> [Work to do]: Omitting the pictures, copy exactly each line from the one containing "Reproduce this diagram with TikZ." up to and including the one containing "(104,116) .. (botleft);".

> [Material provided]:
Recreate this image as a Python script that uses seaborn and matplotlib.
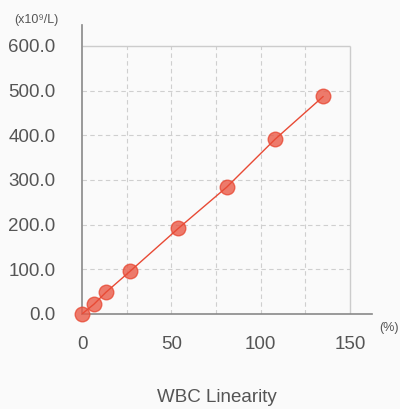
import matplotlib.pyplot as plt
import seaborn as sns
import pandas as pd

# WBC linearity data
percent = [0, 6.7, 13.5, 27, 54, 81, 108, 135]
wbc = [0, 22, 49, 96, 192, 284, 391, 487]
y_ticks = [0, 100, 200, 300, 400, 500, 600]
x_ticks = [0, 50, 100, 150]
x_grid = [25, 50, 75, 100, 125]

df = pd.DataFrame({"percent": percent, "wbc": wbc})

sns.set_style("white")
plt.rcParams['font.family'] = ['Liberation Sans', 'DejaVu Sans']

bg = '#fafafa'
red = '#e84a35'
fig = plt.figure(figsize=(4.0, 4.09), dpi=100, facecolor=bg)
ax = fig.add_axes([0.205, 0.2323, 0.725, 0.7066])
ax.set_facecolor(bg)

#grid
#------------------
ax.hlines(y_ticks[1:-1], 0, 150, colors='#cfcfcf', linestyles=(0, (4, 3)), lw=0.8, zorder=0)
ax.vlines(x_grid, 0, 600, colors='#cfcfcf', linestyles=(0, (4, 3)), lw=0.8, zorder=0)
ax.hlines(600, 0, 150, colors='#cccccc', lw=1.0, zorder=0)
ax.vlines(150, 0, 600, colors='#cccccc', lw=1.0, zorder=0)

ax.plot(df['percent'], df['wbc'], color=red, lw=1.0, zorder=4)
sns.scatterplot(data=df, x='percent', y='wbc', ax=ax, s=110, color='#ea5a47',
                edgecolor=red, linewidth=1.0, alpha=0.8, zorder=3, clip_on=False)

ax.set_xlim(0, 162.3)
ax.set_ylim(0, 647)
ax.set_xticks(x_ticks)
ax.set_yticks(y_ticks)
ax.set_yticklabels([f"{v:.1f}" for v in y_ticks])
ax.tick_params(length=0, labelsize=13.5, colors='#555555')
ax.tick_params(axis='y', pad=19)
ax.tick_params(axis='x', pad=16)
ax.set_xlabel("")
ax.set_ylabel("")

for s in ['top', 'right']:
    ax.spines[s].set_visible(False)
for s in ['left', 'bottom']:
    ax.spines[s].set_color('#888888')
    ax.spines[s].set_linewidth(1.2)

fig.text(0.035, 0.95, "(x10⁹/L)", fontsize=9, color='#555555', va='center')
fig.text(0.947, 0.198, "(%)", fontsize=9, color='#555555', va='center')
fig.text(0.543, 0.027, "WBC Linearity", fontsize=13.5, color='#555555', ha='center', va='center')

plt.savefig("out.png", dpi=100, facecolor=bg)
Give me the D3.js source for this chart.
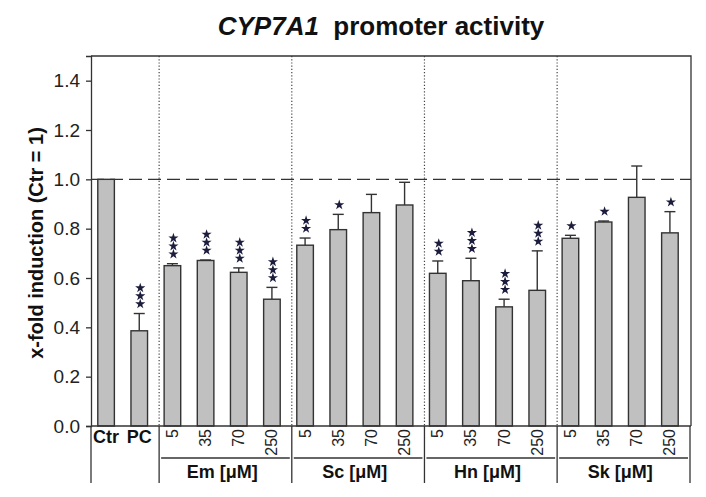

...

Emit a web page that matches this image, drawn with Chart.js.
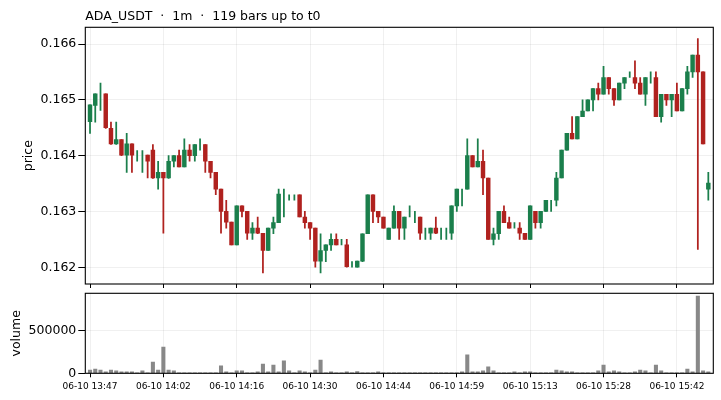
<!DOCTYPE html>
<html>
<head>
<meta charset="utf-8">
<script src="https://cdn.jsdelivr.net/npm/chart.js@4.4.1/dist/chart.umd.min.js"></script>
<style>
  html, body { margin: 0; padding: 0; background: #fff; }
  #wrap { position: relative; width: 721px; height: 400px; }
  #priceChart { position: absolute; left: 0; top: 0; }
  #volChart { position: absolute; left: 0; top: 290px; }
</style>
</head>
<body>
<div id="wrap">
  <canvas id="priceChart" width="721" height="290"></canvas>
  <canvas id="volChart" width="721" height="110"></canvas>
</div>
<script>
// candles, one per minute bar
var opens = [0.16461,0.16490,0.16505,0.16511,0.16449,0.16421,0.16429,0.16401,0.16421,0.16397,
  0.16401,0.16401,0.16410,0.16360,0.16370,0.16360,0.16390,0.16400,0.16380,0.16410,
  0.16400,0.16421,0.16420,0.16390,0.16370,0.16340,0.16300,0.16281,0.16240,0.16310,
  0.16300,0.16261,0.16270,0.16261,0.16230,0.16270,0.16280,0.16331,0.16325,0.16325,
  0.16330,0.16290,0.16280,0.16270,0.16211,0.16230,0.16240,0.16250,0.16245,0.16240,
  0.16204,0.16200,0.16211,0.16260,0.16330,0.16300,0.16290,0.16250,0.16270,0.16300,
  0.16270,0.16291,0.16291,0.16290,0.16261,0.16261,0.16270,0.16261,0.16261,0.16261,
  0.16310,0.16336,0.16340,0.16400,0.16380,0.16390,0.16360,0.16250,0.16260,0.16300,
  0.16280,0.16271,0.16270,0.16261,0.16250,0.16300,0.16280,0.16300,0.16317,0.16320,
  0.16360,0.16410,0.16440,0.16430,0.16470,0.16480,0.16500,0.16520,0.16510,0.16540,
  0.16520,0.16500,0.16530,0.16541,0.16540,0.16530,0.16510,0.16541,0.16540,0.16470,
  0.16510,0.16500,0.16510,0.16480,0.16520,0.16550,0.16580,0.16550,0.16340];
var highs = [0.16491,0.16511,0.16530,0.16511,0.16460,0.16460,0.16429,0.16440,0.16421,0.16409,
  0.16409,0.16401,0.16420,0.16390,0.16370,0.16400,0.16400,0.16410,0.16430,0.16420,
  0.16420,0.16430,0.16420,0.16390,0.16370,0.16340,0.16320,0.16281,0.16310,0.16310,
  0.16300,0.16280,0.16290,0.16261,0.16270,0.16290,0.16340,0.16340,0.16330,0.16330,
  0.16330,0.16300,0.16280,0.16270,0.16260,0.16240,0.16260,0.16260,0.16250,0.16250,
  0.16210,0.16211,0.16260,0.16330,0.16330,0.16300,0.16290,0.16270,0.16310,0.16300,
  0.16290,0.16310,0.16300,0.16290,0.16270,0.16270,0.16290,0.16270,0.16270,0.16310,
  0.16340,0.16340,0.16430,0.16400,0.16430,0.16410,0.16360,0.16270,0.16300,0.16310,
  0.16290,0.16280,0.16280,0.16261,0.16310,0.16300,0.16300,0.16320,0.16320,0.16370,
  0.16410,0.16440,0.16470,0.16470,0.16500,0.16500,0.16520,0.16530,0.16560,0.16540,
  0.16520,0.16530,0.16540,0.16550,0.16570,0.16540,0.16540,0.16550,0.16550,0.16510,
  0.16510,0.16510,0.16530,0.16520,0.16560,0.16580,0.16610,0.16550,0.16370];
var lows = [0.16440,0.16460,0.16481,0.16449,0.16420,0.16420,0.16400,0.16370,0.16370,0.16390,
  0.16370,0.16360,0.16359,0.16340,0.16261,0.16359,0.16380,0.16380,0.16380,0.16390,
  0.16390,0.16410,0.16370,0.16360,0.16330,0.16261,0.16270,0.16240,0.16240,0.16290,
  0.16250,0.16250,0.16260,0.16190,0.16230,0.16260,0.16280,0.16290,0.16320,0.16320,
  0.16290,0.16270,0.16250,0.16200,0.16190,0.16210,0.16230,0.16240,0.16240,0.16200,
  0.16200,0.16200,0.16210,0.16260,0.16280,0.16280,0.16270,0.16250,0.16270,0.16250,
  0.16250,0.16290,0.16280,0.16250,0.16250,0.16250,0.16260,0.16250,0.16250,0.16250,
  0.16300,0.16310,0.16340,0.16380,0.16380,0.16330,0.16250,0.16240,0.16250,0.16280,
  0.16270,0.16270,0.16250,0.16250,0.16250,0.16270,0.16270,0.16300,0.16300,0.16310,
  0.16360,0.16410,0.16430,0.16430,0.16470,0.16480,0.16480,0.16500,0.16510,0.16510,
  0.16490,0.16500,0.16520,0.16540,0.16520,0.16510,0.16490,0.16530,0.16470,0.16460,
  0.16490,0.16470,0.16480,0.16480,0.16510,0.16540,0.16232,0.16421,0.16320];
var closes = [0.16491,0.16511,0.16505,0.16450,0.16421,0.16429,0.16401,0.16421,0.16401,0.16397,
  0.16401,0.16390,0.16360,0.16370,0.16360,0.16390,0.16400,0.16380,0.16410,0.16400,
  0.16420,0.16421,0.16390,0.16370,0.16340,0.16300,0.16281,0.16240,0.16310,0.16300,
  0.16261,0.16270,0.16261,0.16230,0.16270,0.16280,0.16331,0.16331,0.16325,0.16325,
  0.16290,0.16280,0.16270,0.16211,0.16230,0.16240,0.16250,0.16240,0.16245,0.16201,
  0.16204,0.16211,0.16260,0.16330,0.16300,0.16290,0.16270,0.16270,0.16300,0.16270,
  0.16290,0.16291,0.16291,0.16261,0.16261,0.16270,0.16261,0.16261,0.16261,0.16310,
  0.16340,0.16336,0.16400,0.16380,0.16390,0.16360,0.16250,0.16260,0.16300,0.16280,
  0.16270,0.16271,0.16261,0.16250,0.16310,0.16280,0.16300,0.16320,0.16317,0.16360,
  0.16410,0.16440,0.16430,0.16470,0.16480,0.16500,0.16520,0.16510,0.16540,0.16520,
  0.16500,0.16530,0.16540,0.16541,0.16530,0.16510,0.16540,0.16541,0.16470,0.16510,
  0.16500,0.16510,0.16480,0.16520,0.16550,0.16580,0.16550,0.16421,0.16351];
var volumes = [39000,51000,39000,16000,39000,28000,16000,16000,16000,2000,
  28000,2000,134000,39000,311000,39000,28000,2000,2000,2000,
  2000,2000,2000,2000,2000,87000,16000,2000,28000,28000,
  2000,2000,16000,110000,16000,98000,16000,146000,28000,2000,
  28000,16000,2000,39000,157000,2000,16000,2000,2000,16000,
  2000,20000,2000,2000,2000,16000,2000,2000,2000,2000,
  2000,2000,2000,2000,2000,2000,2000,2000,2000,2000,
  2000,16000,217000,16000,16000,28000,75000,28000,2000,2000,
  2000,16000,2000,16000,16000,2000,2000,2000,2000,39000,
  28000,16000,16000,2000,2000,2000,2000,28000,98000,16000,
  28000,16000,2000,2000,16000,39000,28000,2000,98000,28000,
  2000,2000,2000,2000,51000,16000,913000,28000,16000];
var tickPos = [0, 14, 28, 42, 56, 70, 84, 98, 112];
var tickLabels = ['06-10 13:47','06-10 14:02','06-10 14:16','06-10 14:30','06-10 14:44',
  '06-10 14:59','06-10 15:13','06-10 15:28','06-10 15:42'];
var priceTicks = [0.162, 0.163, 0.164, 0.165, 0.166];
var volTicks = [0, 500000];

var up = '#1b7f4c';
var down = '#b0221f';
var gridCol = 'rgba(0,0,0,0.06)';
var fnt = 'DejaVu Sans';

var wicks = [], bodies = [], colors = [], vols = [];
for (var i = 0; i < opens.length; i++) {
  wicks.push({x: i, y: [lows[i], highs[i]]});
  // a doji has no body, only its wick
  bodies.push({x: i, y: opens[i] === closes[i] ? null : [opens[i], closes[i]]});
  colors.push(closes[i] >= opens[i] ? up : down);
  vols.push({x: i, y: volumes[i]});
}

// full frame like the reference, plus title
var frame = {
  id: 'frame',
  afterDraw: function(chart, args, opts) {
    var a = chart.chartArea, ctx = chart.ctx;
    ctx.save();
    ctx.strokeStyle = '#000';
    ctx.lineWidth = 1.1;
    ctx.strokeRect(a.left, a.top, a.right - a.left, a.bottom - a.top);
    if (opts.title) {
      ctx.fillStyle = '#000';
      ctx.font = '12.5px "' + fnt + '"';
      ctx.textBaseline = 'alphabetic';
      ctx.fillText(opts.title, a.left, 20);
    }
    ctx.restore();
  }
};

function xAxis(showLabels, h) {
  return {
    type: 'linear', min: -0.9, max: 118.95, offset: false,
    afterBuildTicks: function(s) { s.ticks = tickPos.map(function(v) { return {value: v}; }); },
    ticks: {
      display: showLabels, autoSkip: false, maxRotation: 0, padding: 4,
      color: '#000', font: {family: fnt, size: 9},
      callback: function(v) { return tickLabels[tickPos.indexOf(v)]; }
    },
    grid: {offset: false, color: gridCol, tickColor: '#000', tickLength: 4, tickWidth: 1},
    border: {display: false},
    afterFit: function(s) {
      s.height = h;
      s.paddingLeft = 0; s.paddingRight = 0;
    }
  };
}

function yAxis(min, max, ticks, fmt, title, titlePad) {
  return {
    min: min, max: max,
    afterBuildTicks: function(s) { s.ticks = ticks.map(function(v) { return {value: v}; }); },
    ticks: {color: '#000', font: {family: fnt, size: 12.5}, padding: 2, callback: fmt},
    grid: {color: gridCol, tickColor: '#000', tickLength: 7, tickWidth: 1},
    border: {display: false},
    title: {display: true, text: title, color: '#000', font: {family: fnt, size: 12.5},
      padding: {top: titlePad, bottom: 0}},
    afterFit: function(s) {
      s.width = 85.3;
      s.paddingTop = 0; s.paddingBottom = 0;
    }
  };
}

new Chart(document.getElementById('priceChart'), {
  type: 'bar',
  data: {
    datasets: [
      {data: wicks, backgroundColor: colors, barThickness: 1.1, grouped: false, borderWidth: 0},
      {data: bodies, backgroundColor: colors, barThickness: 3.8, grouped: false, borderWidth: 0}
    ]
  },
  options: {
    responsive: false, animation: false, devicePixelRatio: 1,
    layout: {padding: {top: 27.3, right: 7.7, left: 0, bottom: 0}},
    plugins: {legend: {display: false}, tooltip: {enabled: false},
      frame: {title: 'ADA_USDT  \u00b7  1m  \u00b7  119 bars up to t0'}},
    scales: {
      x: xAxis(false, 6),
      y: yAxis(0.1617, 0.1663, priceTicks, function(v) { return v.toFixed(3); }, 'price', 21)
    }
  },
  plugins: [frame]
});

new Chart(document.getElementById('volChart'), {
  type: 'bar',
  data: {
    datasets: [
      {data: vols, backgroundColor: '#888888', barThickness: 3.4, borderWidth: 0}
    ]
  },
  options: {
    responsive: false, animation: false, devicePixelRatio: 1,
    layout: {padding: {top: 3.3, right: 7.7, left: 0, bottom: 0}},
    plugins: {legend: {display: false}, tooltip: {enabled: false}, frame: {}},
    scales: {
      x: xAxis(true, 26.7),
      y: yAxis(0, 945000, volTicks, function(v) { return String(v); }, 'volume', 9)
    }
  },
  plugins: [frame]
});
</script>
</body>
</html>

---

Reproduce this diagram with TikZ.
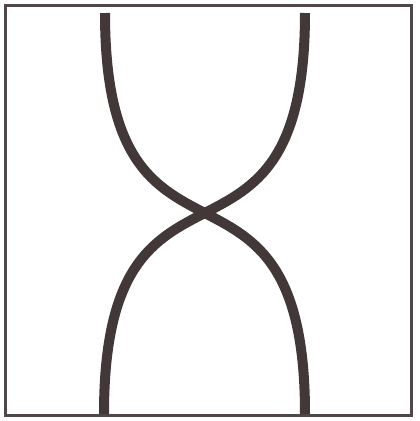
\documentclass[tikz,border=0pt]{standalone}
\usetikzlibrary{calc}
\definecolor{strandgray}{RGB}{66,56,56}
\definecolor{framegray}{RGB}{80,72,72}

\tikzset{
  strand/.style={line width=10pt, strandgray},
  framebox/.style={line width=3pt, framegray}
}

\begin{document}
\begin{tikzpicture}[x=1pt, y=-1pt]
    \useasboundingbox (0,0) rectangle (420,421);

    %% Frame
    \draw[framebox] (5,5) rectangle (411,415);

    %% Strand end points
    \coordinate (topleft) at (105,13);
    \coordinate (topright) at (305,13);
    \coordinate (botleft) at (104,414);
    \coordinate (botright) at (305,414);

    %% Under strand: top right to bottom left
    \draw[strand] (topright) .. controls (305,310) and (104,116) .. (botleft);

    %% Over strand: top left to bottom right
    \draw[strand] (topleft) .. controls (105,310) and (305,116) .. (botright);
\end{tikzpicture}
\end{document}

> [Response]:
Reproduce this diagram with TikZ.
\documentclass[tikz,border=0pt]{standalone}
\usetikzlibrary{calc}
\definecolor{strandgray}{RGB}{66,56,56}
\definecolor{framegray}{RGB}{80,72,72}

\tikzset{
  strand/.style={line width=10pt, strandgray},
  framebox/.style={line width=3pt, framegray}
}

\begin{document}
\begin{tikzpicture}[x=1pt, y=-1pt]
    \useasboundingbox (0,0) rectangle (420,421);

    %% Frame
    \draw[framebox] (5,5) rectangle (411,415);

    %% Strand end points
    \coordinate (topleft) at (105,13);
    \coordinate (topright) at (305,13);
    \coordinate (botleft) at (104,414);
    \coordinate (botright) at (305,414);

    %% Under strand: top right to bottom left
    \draw[strand] (topright) .. controls (305,310) and (104,116) .. (botleft);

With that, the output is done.